Happy holidays to you all,
I will be thinking about those thoughts as well. The more my wife supports me, the more I feel our relationship changing. Our anniversary a couple days ago had a very different feel to it. We both had fun, but there was the definite "Husband" character missing from it. She seems happier than before, and I'm glad...but I can't help but think how long it will be before she needs that strong male figure that she thought she was getting from me.
The reality is that I may end up feeling the same way, or feeling like I need someone who wants to be with a woman. Right now I am just living in the moment with her and enjoying the new changes and happiness that we are currently experiencing.
Something tells me that this situation of a supporting wife turning into a supportive sister/girlfriend, if it happens that way, will be a hundred times less painful and shattering than a gentle ease into a mutual realization that both parties need something more.
Of course, throw kids into the mix and that brings in a whole other equation to consider.
There is so much to consider and prepare for, but maybe it is best to ride things out with these thoughts on the back burner so as not to drive oneself crazy!
Quote from: elle's bells on December 31, 2018, 09:37:04 PM
My cousin accidentally outed my transition to my sister because she found me on Twitter. So I fessed up to everything and shared my story of the last 12 months. My sister was fairly cool about the whole thing compared to the nuclear meltdown she had when I came out as transgender a few years ago. Apparently, she told her kids I was trans too but never told me she told them which... not cool, man?

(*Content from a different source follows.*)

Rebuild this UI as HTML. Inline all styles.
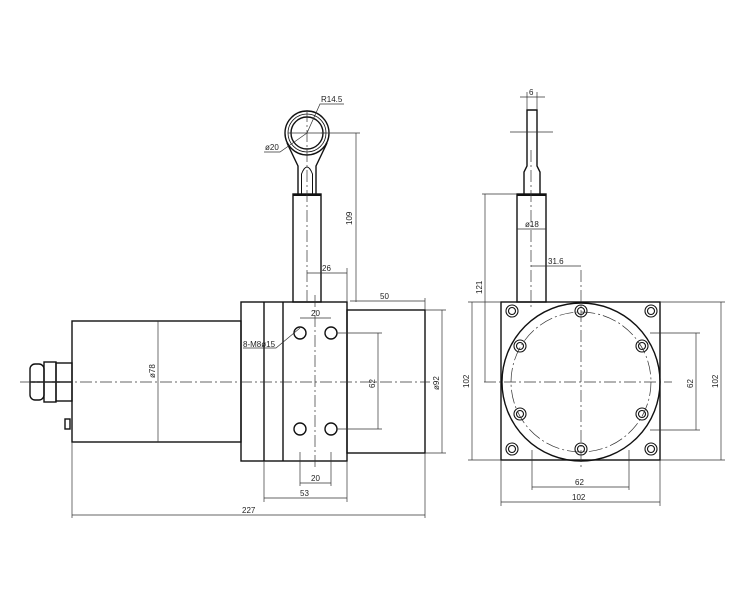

I'm kind of relieved but also my sister will probably out me to my father so the clock is ticking on that big reveal. you know what? I'm okay with it. It's almost time.
New year, new me, huh?
I would be lying if I said that having members of my family that know i.e. Mom, Dad, Older Sister and her Husband out me to the rest of the family wouldn't be a relief for me! I still feel like I need to tell my younger sister, especially after chatting with her Christmas day dressed in Lacy mode. Besides that, I honestly don't plan to tell anyone else until I am nearly finished.I do think that family should be respectful though, and if they tell others, to at least let you know that they did. Family can be unthoughtful even if they genuinely are not trying to be. As many other woman on this site have told me, no matter what happens, or how family reacts, always try to stay the bigger person and don't do or say anything you will regret later. We are judged harder by others, but that can be a good thing when you take people off guard with your positivety and non-pettiness. Good, along with bad, will make a bigger impact.